STATED EXERCISE
Return each line of the material verbatim.

··· RECORDED DATA ···

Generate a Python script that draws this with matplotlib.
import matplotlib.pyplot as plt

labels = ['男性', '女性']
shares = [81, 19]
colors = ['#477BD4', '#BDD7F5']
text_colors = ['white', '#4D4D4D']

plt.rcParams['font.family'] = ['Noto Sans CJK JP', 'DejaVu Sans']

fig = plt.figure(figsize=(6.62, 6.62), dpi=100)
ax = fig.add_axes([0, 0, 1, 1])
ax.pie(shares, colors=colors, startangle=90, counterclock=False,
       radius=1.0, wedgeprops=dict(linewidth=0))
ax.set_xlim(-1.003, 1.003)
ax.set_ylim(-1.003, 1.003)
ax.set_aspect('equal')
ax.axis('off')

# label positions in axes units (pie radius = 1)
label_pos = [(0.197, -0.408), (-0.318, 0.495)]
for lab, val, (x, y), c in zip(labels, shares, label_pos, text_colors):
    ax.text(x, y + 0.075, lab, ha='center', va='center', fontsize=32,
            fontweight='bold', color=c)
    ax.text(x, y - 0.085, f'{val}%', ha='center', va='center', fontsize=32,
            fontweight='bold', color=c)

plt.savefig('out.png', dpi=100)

···

SOLUTION TO THE EXERCISE
Generate a Python script that draws this with matplotlib.
import matplotlib.pyplot as plt

labels = ['男性', '女性']
shares = [81, 19]
colors = ['#477BD4', '#BDD7F5']
text_colors = ['white', '#4D4D4D']

plt.rcParams['font.family'] = ['Noto Sans CJK JP', 'DejaVu Sans']

fig = plt.figure(figsize=(6.62, 6.62), dpi=100)
ax = fig.add_axes([0, 0, 1, 1])
ax.pie(shares, colors=colors, startangle=90, counterclock=False,
       radius=1.0, wedgeprops=dict(linewidth=0))
ax.set_xlim(-1.003, 1.003)
ax.set_ylim(-1.003, 1.003)
ax.set_aspect('equal')
ax.axis('off')

# label positions in axes units (pie radius = 1)
label_pos = [(0.197, -0.408), (-0.318, 0.495)]
for lab, val, (x, y), c in zip(labels, shares, label_pos, text_colors):
    ax.text(x, y + 0.075, lab, ha='center', va='center', fontsize=32,
            fontweight='bold', color=c)
    ax.text(x, y - 0.085, f'{val}%', ha='center', va='center', fontsize=32,
            fontweight='bold', color=c)

plt.savefig('out.png', dpi=100)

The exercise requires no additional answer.